Indeed, the RFID Journal reports that "a company could use the system, for instance, to monitor the behavior of employees to ensure no security rules are breached."
Want to surveil workers for any tell-tale signs of "antisocial behavior" such as union organizing? Then Queralt may have just the right tool for you! "The workers could be issued RFID-enabled ID badges that are read as they arrive at and leave work, enter and exit various departments, and log onto and off of different computer systems," the RFID Journal informs us. "Over time, the system will establish a pattern that reflects the employee's typical workday." And if a worker "enters the office much earlier than normal on a particular occasion," or "goes into a department in which he or she does not work," perhaps to "coerce" others into joining "communist" unions opposed let's say, to widespread surveillance, the ubiquitous and creepy spy system "could send an alert."

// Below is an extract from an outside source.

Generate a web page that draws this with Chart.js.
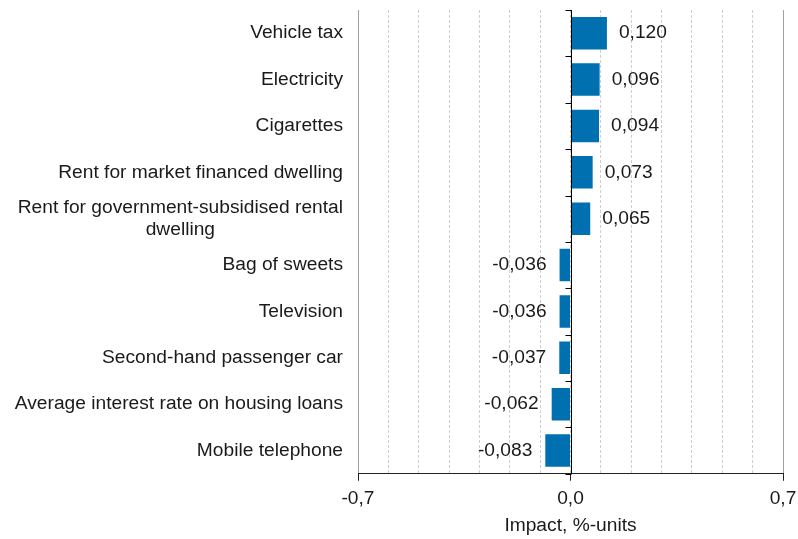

Queralt is currently designing an application programming interface to "logical security and identity-management systems" from Microsoft and Oracle that will enable corporations to "tie the RFID-enabled behavioral system to their security applications."
The Future Is Now!
This brief survey of the national security state's deployment of a literally murderous, and privacy-killing, surveillance technology is not a grim, dystopian American future but a quintessentially American present. The technological fetishism of Pentagon war planners and their corporate enablers masks the deadly realities for humanity posed by the dominant world disorder that has reached the end of the line as capitalism's long death-spiral threatens to drag us all into the abyss.